Interessant ist, dass der mir schon vom Yppenpark bekannte Rashomon-Effekt (siehe Rashomon am Yppenplatz) auch am anderen Ende des Platzes sein Unwesen zu treiben scheint. Denn wie mir – unter anderem aus Kreisen der Bezirks-SPÖ – mitgeteilt wurde, hätte Gerald Kerbl der früheren Vereinbarung nach (mutmaßlich wegen Fristablauf) hier gar nichts mehr bauen dürfen. Dass er das nun doch dürfe, sei allein dem Bezirksvorsteher Franz Prokop von der SPÖ zu verdanken, der ihm dieses Recht per Handschlag zugesichert hätte und nun zu seinem Wort stehen wolle – also seiner Handschlagsqualität.

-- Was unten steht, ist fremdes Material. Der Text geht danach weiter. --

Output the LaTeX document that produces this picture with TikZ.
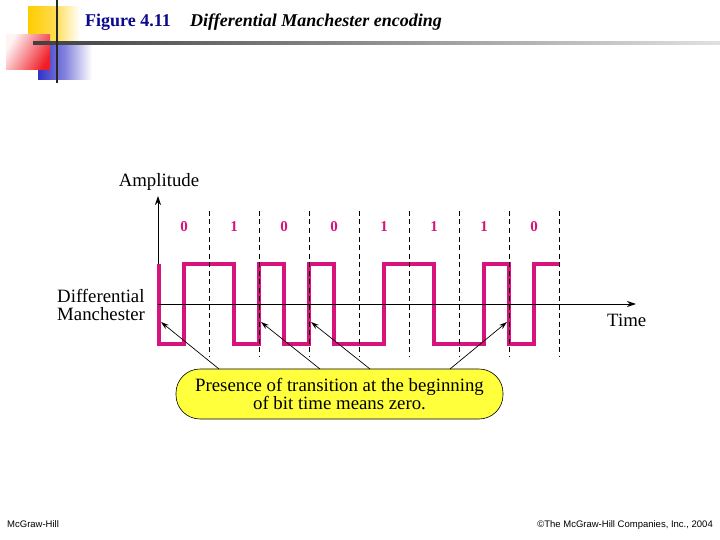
\documentclass[tikz,border=0pt]{standalone}
\usepackage{fontspec}
\setmainfont{Liberation Serif}
\newfontfamily\footfont{Liberation Sans}
\usetikzlibrary{arrows.meta}
\definecolor{sigpink}{RGB}{215,20,125}
\definecolor{titleblue}{RGB}{10,10,140}
\definecolor{boxyellow}{RGB}{255,255,60}
\definecolor{decoyellow}{RGB}{255,204,0}
\definecolor{decored}{RGB}{240,30,40}
\definecolor{decoblue}{RGB}{50,50,200}
\tikzset{
  lbl/.style={inner sep=0pt, font=\fontsize{18.8}{19}\selectfont},
  bitlbl/.style={inner sep=0pt, anchor=base, text=sigpink, font=\fontsize{15}{16}\selectfont\bfseries},
  bitdash/.style={draw=black, line width=0.9pt, dash pattern=on 5pt off 3.5pt},
  axisline/.style={draw=black, line width=1pt, -{Stealth[length=9pt,width=6pt]}},
  pointer/.style={draw=black, line width=0.7pt, -{Stealth[length=8pt,width=5pt]}},
  signal/.style={draw=sigpink, line width=4.2pt, line join=miter},
  callout/.style={draw=black, line width=0.6pt, fill=boxyellow, rounded corners=24pt,
    minimum width=327pt, minimum height=50pt, inner sep=0pt, align=center,
    font=\fontsize{18.8}{18.5}\selectfont},
}
\begin{document}
\begin{tikzpicture}[x=1pt,y=-1pt]
\useasboundingbox (0,0) rectangle (720,540);
\fill[white] (0,0) rectangle (720,540);
% corner decoration
\shade[left color=decoyellow, right color=white, middle color=decoyellow!70] (28,7) rectangle (80,43);
\shade[left color=decoblue, right color=white, middle color=decoblue!60] (38,43) rectangle (92,80);
\shade[left color=decored!5, right color=decored, shading angle=60] (6,35) rectangle (50,70);
\shade[left color=black!75, right color=black!12] (33,41.5) rectangle (720,45);
\draw[black!85, line width=2.5pt] (57,0) -- (57,83);
% title
\node[anchor=base west, inner sep=0pt, text=titleblue, font=\fontsize{18}{18}\selectfont\bfseries] (fig) at (85,27) {Figure 4.11};
\node[anchor=base west, inner sep=0pt, font=\fontsize{18}{18}\selectfont\bfseries\itshape] (ttl) at (190,27) {Differential Manchester encoding};
% axes
\coordinate (origin) at (158,304);
\coordinate (ytop) at (158,196);
\coordinate (xend) at (636,304);
\draw[axisline] (origin) -- (ytop);
\draw[axisline] (origin) -- (xend);
% signal
\draw[signal] (159,264) -- (159,344) -- (184,344) -- (184,264) -- (234,264) -- (234,344)
  -- (259,344) -- (259,264) -- (284,264) -- (284,344) -- (309,344) -- (309,264)
  -- (334,264) -- (334,344) -- (384,344) -- (384,264) -- (434,264) -- (434,344)
  -- (484,344) -- (484,264) -- (509,264) -- (509,344) -- (534,344) -- (534,264) -- (559,264);
\draw[black, line width=1pt] (origin) -- (600,304);
% bit boundaries
\foreach \bx in {209,259,309,359,409,459,509,559}{
  \draw[bitdash] (\bx,211) -- (\bx,356);
}
% bit labels
\foreach \bv [count=\i from 0] in {0,1,0,0,1,1,1,0}{
  \node[bitlbl] (b\i) at ({184+50*\i},231) {\bv};
}
% axis labels
\node[lbl, anchor=base] (amp) at (159,187) {Amplitude};
\node[lbl, anchor=base west, align=left] (dm1) at (57,302) {Differential};
\node[lbl, anchor=base west, align=left] (dm2) at (57,320) {Manchester};
\node[lbl, anchor=base west] (time) at (607,326) {Time};
% callout
\node[callout] (call) at (339.5,394) {Presence of transition at the beginning\\of bit time means zero.};
\coordinate (t1) at (161,322);
\coordinate (t2) at (261,322);
\coordinate (t3) at (311,322);
\coordinate (t4) at (507,322);
\coordinate (s1) at (219,369);
\coordinate (s2) at (320,369);
\coordinate (s3) at (370,369);
\coordinate (s4) at (450,369);
\draw[pointer] (s1) -- (t1);
\draw[pointer] (s2) -- (t2);
\draw[pointer] (s3) -- (t3);
\draw[pointer] (s4) -- (t4);
% footer
\node[anchor=base west, inner sep=0pt, font=\footfont\fontsize{9.5}{10}\selectfont] (mgh) at (7,527) {McGraw-Hill};
\node[anchor=base east, inner sep=0pt, font=\footfont\fontsize{9.5}{10}\selectfont] (copy) at (713,527) {©The McGraw-Hill Companies, Inc., 2004};
\end{tikzpicture}
\end{document}
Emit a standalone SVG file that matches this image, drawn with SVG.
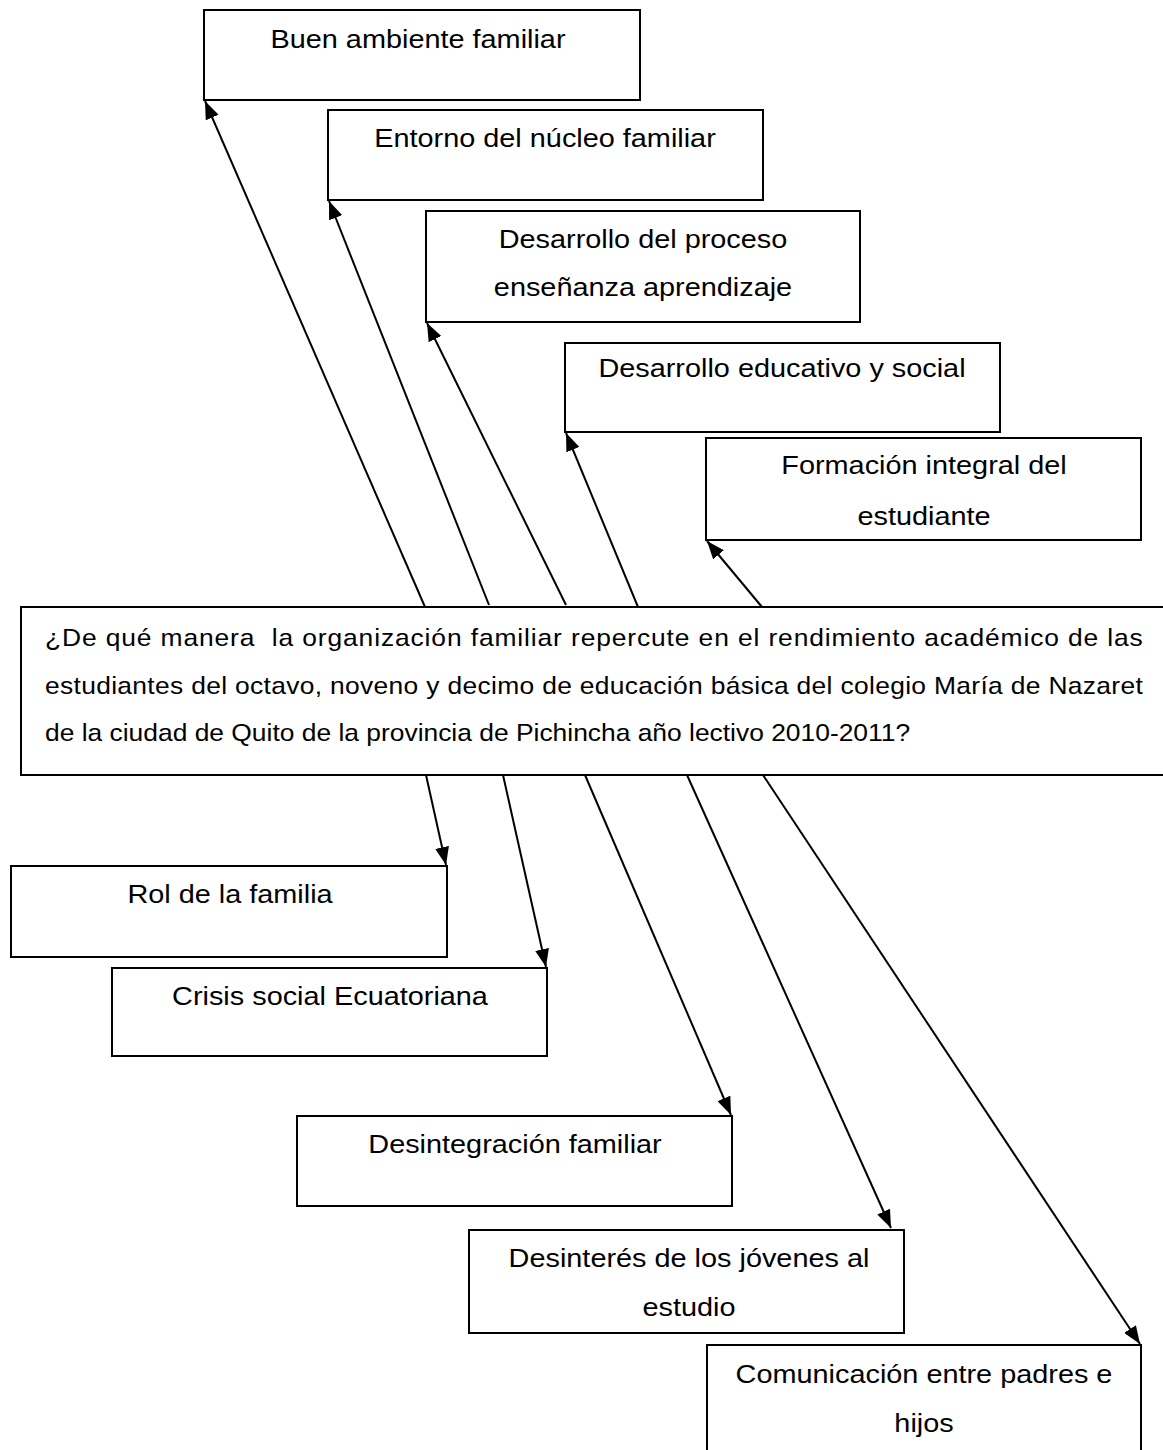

Was im Prinzip für Franz Prokop spräche, wenn es sich nicht gleichzeitig um eine mehr als zweifelhafte Vorgangsweise handeln würde: Marktstände, Baugenehmigungen und dergleichen „per Handschlag“ zu vergeben klingt nicht nach Rechtsstaatlichkeit. Aber davon kann sowieso keine Rede sein, wie mir Gerald Kerbl versichert. Alles rechtens, alles in Ordnung.
Ich habe keinen stichhaltigen Grund, die Aussage einer aus meiner Sicht vertrauenswürdigen Person wie Gerald Kerbl zu bezweifeln. Aber ein gewisser Rest von Zweifel bleibt bestehen. Ich bin gespannt, ob sich dieser Rashomon-Effekt noch verflüchtigen wird.